A massive, 18-month review of NASA’s human spaceflight initiative commissioned by Congress has determined that the space agency has an “unsustainable and unsafe” strategy that will prevent humans from successfully reaching Mars for the foreseeable future. Ouch.
Spearheaded by the National Research Council (NRC), the 286-page report pointed to one underlying problem that has the United States’ space program headed in the wrong direction: funding. Or, more specifically, a major lack of it. The report concludes that to continue with budgets that don’t keep pace with inflation “is to invite failure, disillusionment, and the loss of the longstanding international perception that human spaceflight is something the United States does best.”
In an interview with The Washington Post, Mitch Daniels, co-chair of the NRC’s Committee on Human Spaceflight, noted that “it is not realistic to believe that we can achieve the consensus goal of reaching Mars.”
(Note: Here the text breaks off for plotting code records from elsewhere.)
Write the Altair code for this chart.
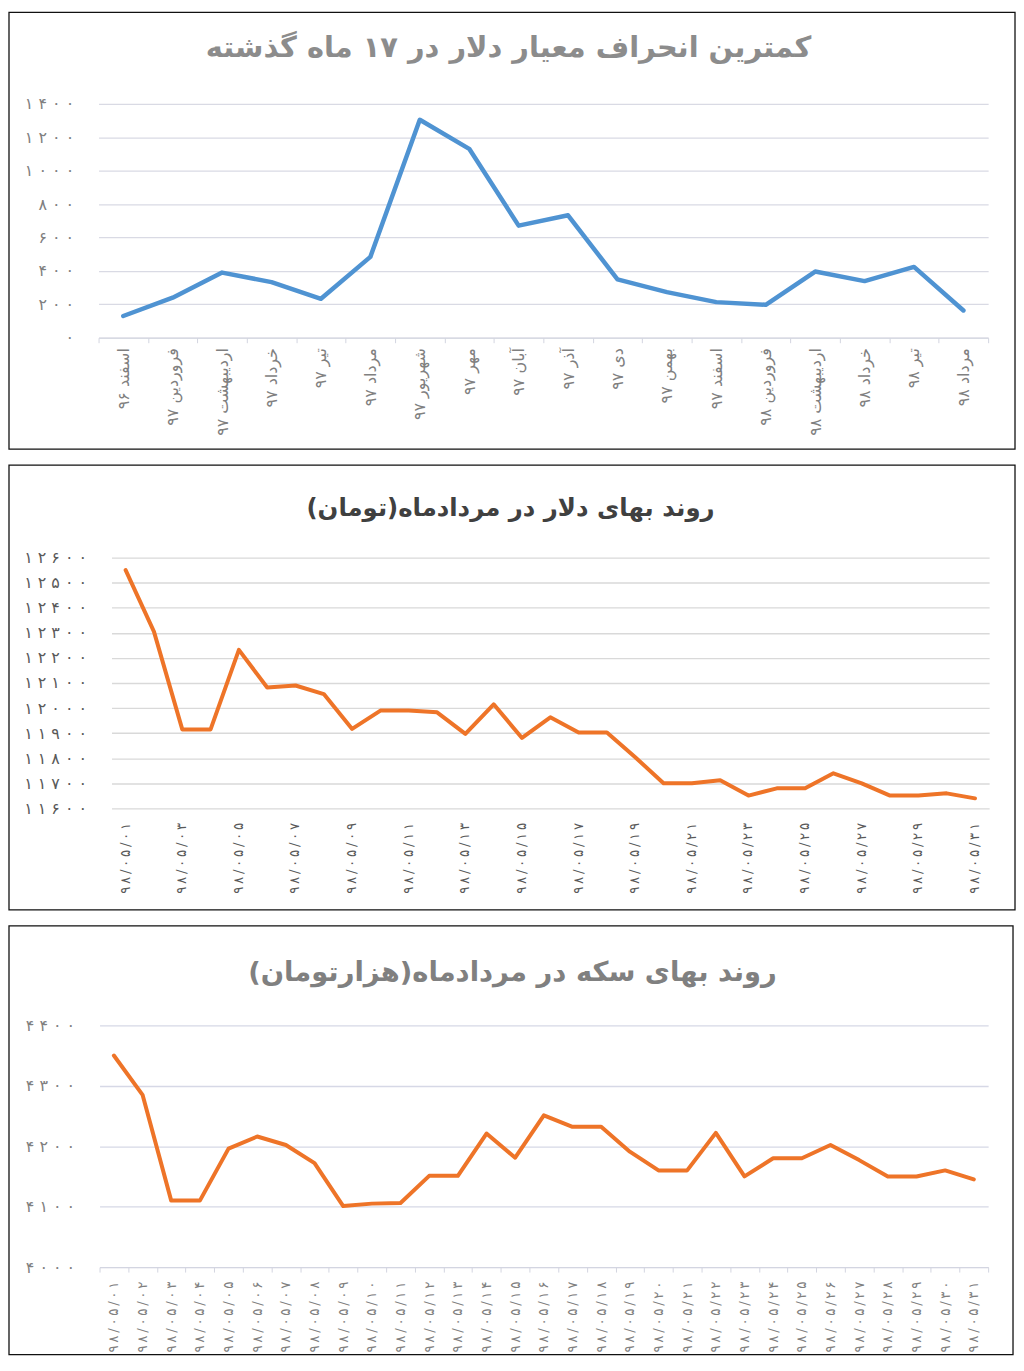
import altair as alt
import pandas as pd

FONT = "DejaVu Sans"
BLUE = "#4f93d2"
ORANGE = "#ee7428"

# ---------------- data ----------------
title1 = "کمترین انحراف معیار دلار در ۱۷ ماه گذشته"
title2 = "روند بهای دلار در مردادماه(تومان)" + "\u200f"
title3 = "روند بهای سکه در مردادماه(هزارتومان)" + "\u200f"

months = ["اسفند ۹۶", "فروردین ۹۷", "اردیبهشت ۹۷", "خرداد ۹۷", "تیر ۹۷", "مرداد ۹۷",
          "شهریور ۹۷", "مهر ۹۷", "آبان ۹۷", "آذر ۹۷", "دی ۹۷", "بهمن ۹۷",
          "اسفند ۹۷", "فروردین ۹۸", "اردیبهشت ۹۸", "خرداد ۹۸", "تیر ۹۸", "مرداد ۹۸"]
std_dev = [130, 240, 390, 333, 233, 484, 1305, 1131, 671, 733, 349, 273,
           213, 197, 396, 339, 424, 163]

days = ["۹۸/۰۵/۰۱", "۹۸/۰۵/۰۲", "۹۸/۰۵/۰۳", "۹۸/۰۵/۰۴", "۹۸/۰۵/۰۵", "۹۸/۰۵/۰۶",
        "۹۸/۰۵/۰۷", "۹۸/۰۵/۰۸", "۹۸/۰۵/۰۹", "۹۸/۰۵/۱۰", "۹۸/۰۵/۱۱", "۹۸/۰۵/۱۲",
        "۹۸/۰۵/۱۳", "۹۸/۰۵/۱۴", "۹۸/۰۵/۱۵", "۹۸/۰۵/۱۶", "۹۸/۰۵/۱۷", "۹۸/۰۵/۱۸",
        "۹۸/۰۵/۱۹", "۹۸/۰۵/۲۰", "۹۸/۰۵/۲۱", "۹۸/۰۵/۲۲", "۹۸/۰۵/۲۳", "۹۸/۰۵/۲۴",
        "۹۸/۰۵/۲۵", "۹۸/۰۵/۲۶", "۹۸/۰۵/۲۷", "۹۸/۰۵/۲۸", "۹۸/۰۵/۲۹", "۹۸/۰۵/۳۰",
        "۹۸/۰۵/۳۱"]
dollar = [12550, 12305, 11915, 11915, 12232, 12082, 12090, 12056, 11917, 11990,
          11990, 11983, 11897, 12015, 11881, 11963, 11903, 11903, 11804, 11700,
          11700, 11712, 11651, 11680, 11680, 11740, 11700, 11651, 11651, 11660,
          11640]
coin = [4350, 4285, 4110, 4110, 4196, 4216, 4202, 4172, 4101, 4105,
        4106, 4151, 4151, 4221, 4181, 4251, 4232, 4232, 4191, 4160,
        4160, 4222, 4150, 4180, 4180, 4202, 4177, 4150, 4150, 4160,
        4145]

p1_ticks = [0, 200, 400, 600, 800, 1000, 1200, 1400]
p1_tick_labels = ["۰", "۲۰۰", "۴۰۰", "۶۰۰", "۸۰۰", "۱۰۰۰", "۱۲۰۰", "۱۴۰۰"]
p2_ticks = [11600, 11700, 11800, 11900, 12000, 12100, 12200, 12300, 12400, 12500, 12600]
p2_tick_labels = ["۱۱۶۰۰", "۱۱۷۰۰", "۱۱۸۰۰", "۱۱۹۰۰", "۱۲۰۰۰", "۱۲۱۰۰",
                  "۱۲۲۰۰", "۱۲۳۰۰", "۱۲۴۰۰", "۱۲۵۰۰", "۱۲۶۰۰"]
p3_ticks = [4000, 4100, 4200, 4300, 4400]
p3_tick_labels = ["۴۰۰۰", "۴۱۰۰", "۴۲۰۰", "۴۳۰۰", "۴۴۰۰"]

LRO, PDF = "\u202d", "\u202c"


def spaced(s, sep=" "):
    return LRO + sep.join(s) + PDF


def label_expr(values, labels):
    expr = "''"
    for v, l in reversed(list(zip(values, labels))):
        expr = f"datum.value == {v} ? '{spaced(l)}' : ({expr})"
    return expr


date_label_expr = "'" + LRO + "' + join(split(datum.label, ''), '\u2009') + '" + PDF + "'"

one = pd.DataFrame({"k": [0]})


def y_axis(values, labels, color, grid_color, offset=0):
    return alt.Axis(values=values, labelExpr=label_expr(values, labels), title=None,
                    domain=False, ticks=False, labelPadding=25, labelFont=FONT,
                    labelFontSize=16, labelColor=color, gridColor=grid_color,
                    gridWidth=1.3, offset=offset)


def frame(x1, x2, y1, y2):
    return alt.Chart(one).mark_rect(filled=False, stroke="#111111", strokeWidth=1.3).encode(
        x=alt.value(x1), x2=alt.value(x2), y=alt.value(y1), y2=alt.value(y2))


def title_text(text, x, y, size, color):
    return alt.Chart(one).mark_text(text=text, font=FONT, fontSize=size, fontWeight="bold",
                                    color=color, align="center", baseline="middle").encode(
        x=alt.value(x), y=alt.value(y))


# ---------------- panel 1 ----------------
df1 = pd.DataFrame({"month": months, "value": std_dev})
line1 = alt.Chart(df1).mark_line(color=BLUE, strokeWidth=4.5, strokeJoin="round",
                                 strokeCap="round").encode(
    x=alt.X("month:N", sort=months,
            scale=alt.Scale(type="band", paddingInner=0, paddingOuter=0, range=[-13, 881]),
            axis=alt.Axis(title=None, labelAngle=270, labelAlign="right",
                          labelBaseline="middle", labelFont=FONT, labelFontSize=16,
                          labelColor="#808080", labelPadding=5, tickBand="extent",
                          ticks=True, tickSize=5, tickColor="#d3d5e0",
                          domainColor="#d3d5e0", grid=False)),
    y=alt.Y("value:Q", scale=alt.Scale(domain=[0, 1400], nice=False),
            axis=y_axis(p1_ticks, p1_tick_labels, "#808080", "#d9dae4", offset=13)),
)
panel1 = alt.layer(frame(-103, 908, -92, 347),
                   title_text(title1, 399, -56, 29, "#8c8c8c"),
                   line1).properties(width=881, height=235)

# ---------------- panel 2 ----------------
df2 = pd.DataFrame({"day": days, "value": dollar})
line2 = alt.Chart(df2).mark_line(color=ORANGE, strokeWidth=4, strokeJoin="round",
                                 strokeCap="round").encode(
    x=alt.X("day:N", sort=days,
            scale=alt.Scale(type="band", paddingInner=0, paddingOuter=0),
            axis=alt.Axis(title=None, values=days[::2], labelExpr=date_label_expr,
                          labelAngle=270, labelAlign="right", labelBaseline="middle",
                          labelFont=FONT, labelFontSize=13.5, labelColor="#595959",
                          labelPadding=14, ticks=False, tickSize=0, domain=False,
                          grid=False)),
    y=alt.Y("value:Q", scale=alt.Scale(domain=[11600, 12600], nice=False),
            axis=y_axis(p2_ticks, p2_tick_labels, "#595959", "#d9d9d9")),
)
panel2 = alt.layer(frame(-103, 908, -93, 354),
                   title_text(title2, 401, -49, 24.5, "#404040"),
                   line2).properties(width=882, height=252)

# ---------------- panel 3 ----------------
df3 = pd.DataFrame({"day": days, "value": coin})
line3 = alt.Chart(df3).mark_line(color=ORANGE, strokeWidth=4, strokeJoin="round",
                                 strokeCap="round").encode(
    x=alt.X("day:N", sort=days,
            scale=alt.Scale(type="band", paddingInner=0, paddingOuter=0, range=[-12, 881]),
            axis=alt.Axis(title=None, labelExpr=date_label_expr, labelAngle=270,
                          labelAlign="right", labelBaseline="middle", labelFont=FONT,
                          labelFontSize=13.5, labelColor="#808080", labelPadding=9,
                          tickBand="extent", ticks=True, tickSize=5,
                          tickColor="#d3d5e0", domainColor="#d3d5e0", grid=False)),
    y=alt.Y("value:Q", scale=alt.Scale(domain=[4000, 4400], nice=False),
            axis=y_axis(p3_ticks, p3_tick_labels, "#808080", "#d6d8e6", offset=12)),
)
panel3 = alt.layer(frame(-103, 906, -100, 331),
                   title_text(title3, 403, -53, 27.5, "#808080"),
                   line3).properties(width=881, height=243)

chart = alt.concat(panel1, panel2, panel3, columns=1, spacing=14).properties(
    padding=0, background="white"
).configure_view(strokeWidth=0)

chart.save("out.html", embed_options={"renderer": "svg", "actions": False})
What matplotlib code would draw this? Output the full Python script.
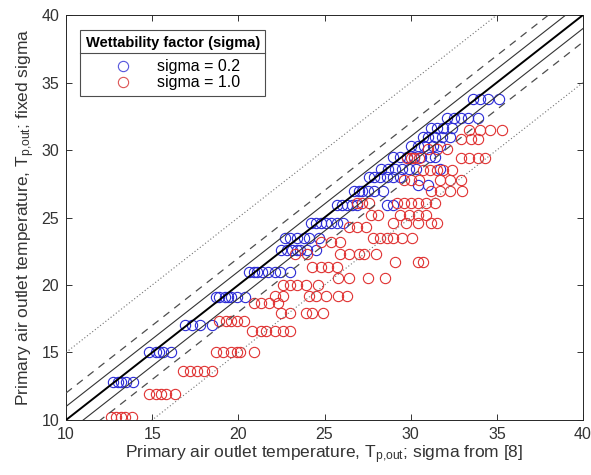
import numpy as np
import matplotlib
matplotlib.use("Agg")
import matplotlib.pyplot as plt
from matplotlib.lines import Line2D

plt.rcParams['font.family'] = ['Liberation Sans', 'DejaVu Sans']
plt.rcParams['mathtext.default'] = 'regular'

# rows of points: (y value, x values)
blue_rows = [
    (12.8, [12.7, 13.0, 13.2, 13.5, 13.9]),
    (15.0, [14.8, 15.2, 15.4, 15.6, 16.1]),
    (17.0, [16.9, 17.3, 17.8, 18.5]),
    (19.1, [18.7, 18.9, 19.2, 19.4, 19.6, 19.9, 20.4]),
    (21.0, [20.6, 20.9, 21.1, 21.4, 21.7, 22.1, 22.4, 23.0]),
    (22.6, [22.5, 22.8, 23.1, 23.4, 23.6, 24.0, 24.5]),
    (23.5, [22.7, 23.0, 23.4, 23.8, 24.1, 24.7]),
    (24.6, [24.2, 24.5, 24.8, 25.1, 25.4, 25.7, 26.1]),
    (25.9, [25.7, 26.0, 26.3, 26.6, 26.9, 28.6, 29.0]),
    (27.0, [26.7, 27.0, 27.2, 27.5, 27.9, 28.4]),
    (27.4, [30.4, 31.0]),
    (28.0, [27.6, 27.9, 28.2, 28.6, 29.0, 29.4]),
    (28.6, [28.3, 28.7, 29.1, 29.5, 29.9, 30.3, 31.7]),
    (29.5, [29.0, 29.4, 29.8, 30.2, 30.6, 31.1, 31.4]),
    (30.3, [30.0, 30.4, 30.8, 31.3, 31.7]),
    (31.0, [30.7, 31.0, 31.4, 31.8, 32.3]),
    (31.6, [31.2, 31.5, 31.9, 32.4]),
    (32.4, [32.1, 32.5, 32.9, 33.3, 33.9]),
    (33.8, [33.6, 34.0, 34.5, 35.1]),
]

red_rows = [
    (10.2, [12.6, 12.9, 13.2, 13.4, 13.8]),
    (11.9, [14.8, 15.2, 15.5, 15.8, 16.3]),
    (13.6, [16.8, 17.2, 17.6, 18.0, 18.5]),
    (15.0, [18.7, 19.1, 19.6, 19.9, 20.1, 20.9]),
    (16.6, [20.8, 21.3, 21.6, 22.1, 22.6, 23.0]),
    (17.3, [18.9, 19.3, 19.6, 19.9, 20.3]),
    (17.9, [22.5, 23.0, 23.9, 24.3, 24.9]),
    (18.7, [20.9, 21.3, 21.8, 22.3]),
    (19.2, [22.1, 22.6, 24.1, 24.5, 25.1, 25.8, 26.3]),
    (20.0, [22.6, 23.0, 23.4, 23.9, 24.6]),
    (20.5, [25.8, 26.4, 27.5, 28.5]),
    (21.3, [24.3, 24.8, 25.2, 25.7]),
    (21.7, [29.1, 30.4, 30.7]),
    (22.3, [23.3, 24.0, 25.9, 26.4, 27.0, 27.3, 28.0]),
    (23.2, [24.8, 25.4, 25.9]),
    (23.5, [27.8, 28.2, 28.6, 29.0, 29.5, 30.1]),
    (24.3, [26.4, 26.9, 27.4]),
    (24.6, [29.0, 29.7, 30.4, 31.2, 31.5]),
    (25.2, [27.7, 28.1, 29.4, 29.9, 30.4, 30.9]),
    (26.1, [26.9, 27.2, 27.6, 29.2, 29.6, 30.0, 30.4, 30.9, 31.4]),
    (27.0, [31.2, 31.7, 32.3, 33.0]),
    (27.8, [29.6, 30.0, 30.5, 31.7, 32.3, 32.9]),
    (28.5, [30.7, 31.1, 31.5, 31.9, 32.4]),
    (29.4, [29.8, 30.0, 30.2, 30.5, 32.9, 33.4, 33.9, 34.3]),
    (30.1, [31.0, 31.5, 32.1]),
    (30.8, [32.9, 33.5, 33.9]),
    (31.5, [33.4, 34.0, 34.6, 35.3]),
]

band_offsets = [1, 2, 5]
axis_ticks = [10, 15, 20, 25, 30, 35, 40]


def rows_to_xy(rows):
    xs, ys = [], []
    for y, row in rows:
        xs.extend(row)
        ys.extend([y] * len(row))
    return np.array(xs), np.array(ys)


fig = plt.figure(figsize=(5.91, 4.75), dpi=100)
ax = fig.add_axes([0.1117, 0.1158, 0.8748, 0.8526])

line_x = np.array([10, 40])
ax.plot(line_x, line_x, color='black', lw=1.4, zorder=3)
styles = {1: dict(ls='-', color='0.2', lw=0.8),
          2: dict(ls=(0, (6, 5)), color='0.3', lw=0.9),
          5: dict(ls=(0, (1, 2)), color='0.45', lw=0.8)}
for off in band_offsets:
    ax.plot(line_x, line_x + off, zorder=3, **styles[off])
    ax.plot(line_x, line_x - off, zorder=3, **styles[off])

bx, by = rows_to_xy(blue_rows)
rx, ry = rows_to_xy(red_rows)
ax.plot(bx, by, 'o', mfc='none', mec='#2b2bd6', mew=0.8, ms=7.4, zorder=2)
ax.plot(rx, ry, 'o', mfc='none', mec='#e03232', mew=0.8, ms=7.4, zorder=2)

ax.set_xlim(10, 40)
ax.set_ylim(10, 40)
ax.set_xticks(axis_ticks)
ax.set_yticks(axis_ticks)
ax.tick_params(direction='in', top=True, right=True, length=4, width=0.7,
               labelsize=11.5, colors='0.2', pad=5)
for sp in ax.spines.values():
    sp.set_color('0.15')
    sp.set_linewidth(0.7)

ax.set_xlabel(r'Primary air outlet temperature, T$_{p{,}out}$; sigma from [8]',
              fontsize=12.5, color='0.2', labelpad=1)
ax.set_ylabel(r'Primary air outlet temperature, T$_{p{,}out}$; fixed sigma',
              fontsize=12.5, color='0.2', labelpad=3)

handles = [Line2D([], [], ls='none', marker='o', mfc='none', mec='#5555dd', mew=0.8, ms=7.4),
           Line2D([], [], ls='none', marker='o', mfc='none', mec='#dd5555', mew=0.8, ms=7.4)]
leg = ax.legend(handles, ['sigma = 0.2', 'sigma = 1.0'], loc='upper left',
                bbox_to_anchor=(0.027, 0.963), borderaxespad=0, fancybox=False,
                edgecolor='0.3', framealpha=1, fontsize=11.5, title='Wettability factor (sigma)',
                title_fontproperties={'weight': 'bold', 'size': 10.5},
                handletextpad=1.0, labelspacing=0.05, borderpad=0.35, handlelength=2.2)
leg.get_frame().set_linewidth(0.8)
leg._legend_box.sep = 7

# separator under the legend title
fig.canvas.draw()
frame = leg.get_frame().get_window_extent()
title_bb = leg.get_title().get_window_extent()
ysep = title_bb.y0 - 3
inv = fig.transFigure.inverted()
(x0, y0), (x1, _) = inv.transform([(frame.x0, ysep), (frame.x1, ysep)])
fig.add_artist(Line2D([x0, x1], [y0, y0], color='0.3', lw=0.8))

fig.savefig('out.png', dpi=100)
Though Pres. Obama isn’t terribly keen on the idea of returning to the moon, two of the report’s three potential paths forward involved a lunar return trip. Findings encourage the development of a lunar habitat to develop technologies that could be used on Mars, and also note NASA’s current plan to capture and redirect an asteroid into orbit around the moon and send astronauts there to take samples. Though the asteroid mission made the list, the NRC report wasn’t keen on the idea, fearing it would require the development of too much “dead-end” technology.
So what’s the solution? The report doesn’t really find one, though it notes that aspirational reasons still make a Mars mission a semi-viable endeavor. They also don’t put much hope in private space companies, many of which aspire to eventually make it to Mars on their own. As committee member John Sommerer noted: “Mars is very hard.”
How, and when, do you think we’ll ever finally make it to the Red Planet?